**Task goal**
Print the listing in its entirety and exactly, leaving out images.

**Collected data**
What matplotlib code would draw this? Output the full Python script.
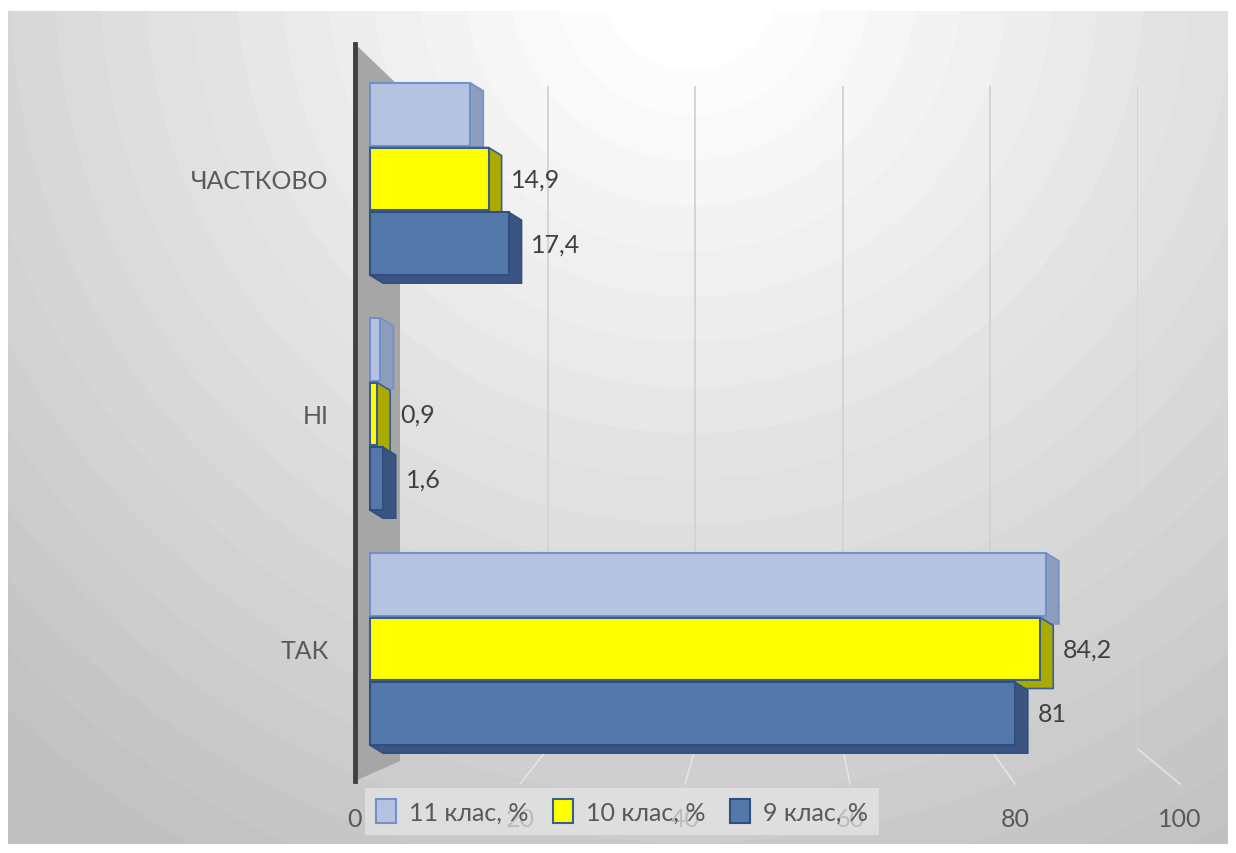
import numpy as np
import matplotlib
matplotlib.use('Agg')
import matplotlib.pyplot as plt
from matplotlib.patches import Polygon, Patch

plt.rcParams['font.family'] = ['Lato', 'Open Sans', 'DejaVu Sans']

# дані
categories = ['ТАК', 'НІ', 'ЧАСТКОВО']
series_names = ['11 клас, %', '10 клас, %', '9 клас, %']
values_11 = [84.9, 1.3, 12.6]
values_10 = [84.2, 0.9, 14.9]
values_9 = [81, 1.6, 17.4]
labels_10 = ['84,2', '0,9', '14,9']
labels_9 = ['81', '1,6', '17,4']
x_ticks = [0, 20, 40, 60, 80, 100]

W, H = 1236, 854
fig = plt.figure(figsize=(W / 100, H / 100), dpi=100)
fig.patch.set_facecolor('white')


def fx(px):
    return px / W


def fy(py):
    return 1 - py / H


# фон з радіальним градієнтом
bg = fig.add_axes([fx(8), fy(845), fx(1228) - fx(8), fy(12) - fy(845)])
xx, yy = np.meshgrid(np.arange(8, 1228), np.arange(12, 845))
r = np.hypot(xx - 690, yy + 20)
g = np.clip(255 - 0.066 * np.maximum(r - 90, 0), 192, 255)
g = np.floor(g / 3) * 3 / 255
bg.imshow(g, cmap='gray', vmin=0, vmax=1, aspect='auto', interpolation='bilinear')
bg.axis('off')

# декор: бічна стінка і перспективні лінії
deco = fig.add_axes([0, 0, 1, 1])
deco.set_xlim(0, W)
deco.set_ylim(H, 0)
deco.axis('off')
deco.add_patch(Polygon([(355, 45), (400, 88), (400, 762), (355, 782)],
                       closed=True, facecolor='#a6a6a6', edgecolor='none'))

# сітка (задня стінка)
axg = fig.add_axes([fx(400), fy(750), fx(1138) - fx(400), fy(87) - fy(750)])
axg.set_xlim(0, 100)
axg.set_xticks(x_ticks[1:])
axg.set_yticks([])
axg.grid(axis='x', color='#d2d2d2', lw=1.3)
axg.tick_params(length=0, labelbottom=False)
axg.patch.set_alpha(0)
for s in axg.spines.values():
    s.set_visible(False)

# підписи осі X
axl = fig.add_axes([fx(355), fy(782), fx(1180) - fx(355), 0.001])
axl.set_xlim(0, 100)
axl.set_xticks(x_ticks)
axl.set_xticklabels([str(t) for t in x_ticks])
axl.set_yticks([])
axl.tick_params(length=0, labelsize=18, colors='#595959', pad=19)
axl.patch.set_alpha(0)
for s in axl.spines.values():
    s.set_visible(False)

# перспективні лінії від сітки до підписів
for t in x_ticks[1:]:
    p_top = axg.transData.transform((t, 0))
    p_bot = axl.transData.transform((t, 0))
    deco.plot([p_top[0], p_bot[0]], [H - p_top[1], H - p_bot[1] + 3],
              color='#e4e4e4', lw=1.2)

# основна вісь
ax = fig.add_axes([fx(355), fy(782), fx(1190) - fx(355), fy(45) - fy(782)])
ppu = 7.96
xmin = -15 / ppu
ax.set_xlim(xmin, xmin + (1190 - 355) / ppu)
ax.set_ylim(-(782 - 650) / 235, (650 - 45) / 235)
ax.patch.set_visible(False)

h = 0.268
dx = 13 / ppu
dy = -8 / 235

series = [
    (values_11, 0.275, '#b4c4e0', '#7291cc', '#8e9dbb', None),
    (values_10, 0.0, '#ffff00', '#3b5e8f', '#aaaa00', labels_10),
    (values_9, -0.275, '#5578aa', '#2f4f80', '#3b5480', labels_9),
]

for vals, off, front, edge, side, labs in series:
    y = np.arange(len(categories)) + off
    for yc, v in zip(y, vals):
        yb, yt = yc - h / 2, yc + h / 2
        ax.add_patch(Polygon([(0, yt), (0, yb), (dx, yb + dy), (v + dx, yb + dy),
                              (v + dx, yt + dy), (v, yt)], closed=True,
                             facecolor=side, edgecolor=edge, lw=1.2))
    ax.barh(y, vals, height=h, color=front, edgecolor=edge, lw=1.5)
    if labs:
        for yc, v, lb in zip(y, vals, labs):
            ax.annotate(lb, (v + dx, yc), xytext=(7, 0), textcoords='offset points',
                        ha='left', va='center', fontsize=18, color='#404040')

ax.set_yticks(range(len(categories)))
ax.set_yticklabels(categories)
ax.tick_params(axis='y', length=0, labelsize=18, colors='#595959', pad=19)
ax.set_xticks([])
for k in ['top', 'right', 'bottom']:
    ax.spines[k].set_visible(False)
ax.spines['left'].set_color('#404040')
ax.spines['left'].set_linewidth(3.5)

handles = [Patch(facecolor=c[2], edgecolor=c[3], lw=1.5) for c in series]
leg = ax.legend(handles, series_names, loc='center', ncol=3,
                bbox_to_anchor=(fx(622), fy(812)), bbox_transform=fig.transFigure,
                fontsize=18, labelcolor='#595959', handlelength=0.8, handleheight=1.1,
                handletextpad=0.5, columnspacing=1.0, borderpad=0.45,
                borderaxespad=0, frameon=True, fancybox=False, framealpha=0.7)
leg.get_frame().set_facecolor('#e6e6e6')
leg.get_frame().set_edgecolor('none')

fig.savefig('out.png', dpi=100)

**Answer to this task**
What matplotlib code would draw this? Output the full Python script.
import numpy as np
import matplotlib
matplotlib.use('Agg')
import matplotlib.pyplot as plt
from matplotlib.patches import Polygon, Patch

plt.rcParams['font.family'] = ['Lato', 'Open Sans', 'DejaVu Sans']

# дані
categories = ['ТАК', 'НІ', 'ЧАСТКОВО']
series_names = ['11 клас, %', '10 клас, %', '9 клас, %']
values_11 = [84.9, 1.3, 12.6]
values_10 = [84.2, 0.9, 14.9]
values_9 = [81, 1.6, 17.4]
labels_10 = ['84,2', '0,9', '14,9']
labels_9 = ['81', '1,6', '17,4']
x_ticks = [0, 20, 40, 60, 80, 100]

W, H = 1236, 854
fig = plt.figure(figsize=(W / 100, H / 100), dpi=100)
fig.patch.set_facecolor('white')


def fx(px):
    return px / W


def fy(py):
    return 1 - py / H


# фон з радіальним градієнтом
bg = fig.add_axes([fx(8), fy(845), fx(1228) - fx(8), fy(12) - fy(845)])
xx, yy = np.meshgrid(np.arange(8, 1228), np.arange(12, 845))
r = np.hypot(xx - 690, yy + 20)
g = np.clip(255 - 0.066 * np.maximum(r - 90, 0), 192, 255)
g = np.floor(g / 3) * 3 / 255
bg.imshow(g, cmap='gray', vmin=0, vmax=1, aspect='auto', interpolation='bilinear')
bg.axis('off')

# декор: бічна стінка і перспективні лінії
deco = fig.add_axes([0, 0, 1, 1])
deco.set_xlim(0, W)
deco.set_ylim(H, 0)
deco.axis('off')
deco.add_patch(Polygon([(355, 45), (400, 88), (400, 762), (355, 782)],
                       closed=True, facecolor='#a6a6a6', edgecolor='none'))

# сітка (задня стінка)
axg = fig.add_axes([fx(400), fy(750), fx(1138) - fx(400), fy(87) - fy(750)])
axg.set_xlim(0, 100)
axg.set_xticks(x_ticks[1:])
axg.set_yticks([])
axg.grid(axis='x', color='#d2d2d2', lw=1.3)
axg.tick_params(length=0, labelbottom=False)
axg.patch.set_alpha(0)
for s in axg.spines.values():
    s.set_visible(False)

# підписи осі X
axl = fig.add_axes([fx(355), fy(782), fx(1180) - fx(355), 0.001])
axl.set_xlim(0, 100)
axl.set_xticks(x_ticks)
axl.set_xticklabels([str(t) for t in x_ticks])
axl.set_yticks([])
axl.tick_params(length=0, labelsize=18, colors='#595959', pad=19)
axl.patch.set_alpha(0)
for s in axl.spines.values():
    s.set_visible(False)

# перспективні лінії від сітки до підписів
for t in x_ticks[1:]:
    p_top = axg.transData.transform((t, 0))
    p_bot = axl.transData.transform((t, 0))
    deco.plot([p_top[0], p_bot[0]], [H - p_top[1], H - p_bot[1] + 3],
              color='#e4e4e4', lw=1.2)

# основна вісь
ax = fig.add_axes([fx(355), fy(782), fx(1190) - fx(355), fy(45) - fy(782)])
ppu = 7.96
xmin = -15 / ppu
ax.set_xlim(xmin, xmin + (1190 - 355) / ppu)
ax.set_ylim(-(782 - 650) / 235, (650 - 45) / 235)
ax.patch.set_visible(False)

h = 0.268
dx = 13 / ppu
dy = -8 / 235

series = [
    (values_11, 0.275, '#b4c4e0', '#7291cc', '#8e9dbb', None),
    (values_10, 0.0, '#ffff00', '#3b5e8f', '#aaaa00', labels_10),
    (values_9, -0.275, '#5578aa', '#2f4f80', '#3b5480', labels_9),
]

for vals, off, front, edge, side, labs in series:
    y = np.arange(len(categories)) + off
    for yc, v in zip(y, vals):
        yb, yt = yc - h / 2, yc + h / 2
        ax.add_patch(Polygon([(0, yt), (0, yb), (dx, yb + dy), (v + dx, yb + dy),
                              (v + dx, yt + dy), (v, yt)], closed=True,
                             facecolor=side, edgecolor=edge, lw=1.2))
    ax.barh(y, vals, height=h, color=front, edgecolor=edge, lw=1.5)
    if labs:
        for yc, v, lb in zip(y, vals, labs):
            ax.annotate(lb, (v + dx, yc), xytext=(7, 0), textcoords='offset points',
                        ha='left', va='center', fontsize=18, color='#404040')

ax.set_yticks(range(len(categories)))
ax.set_yticklabels(categories)
ax.tick_params(axis='y', length=0, labelsize=18, colors='#595959', pad=19)
ax.set_xticks([])
for k in ['top', 'right', 'bottom']:
    ax.spines[k].set_visible(False)
ax.spines['left'].set_color('#404040')
ax.spines['left'].set_linewidth(3.5)

handles = [Patch(facecolor=c[2], edgecolor=c[3], lw=1.5) for c in series]
leg = ax.legend(handles, series_names, loc='center', ncol=3,
                bbox_to_anchor=(fx(622), fy(812)), bbox_transform=fig.transFigure,
                fontsize=18, labelcolor='#595959', handlelength=0.8, handleheight=1.1,
                handletextpad=0.5, columnspacing=1.0, borderpad=0.45,
                borderaxespad=0, frameon=True, fancybox=False, framealpha=0.7)
leg.get_frame().set_facecolor('#e6e6e6')
leg.get_frame().set_edgecolor('none')

fig.savefig('out.png', dpi=100)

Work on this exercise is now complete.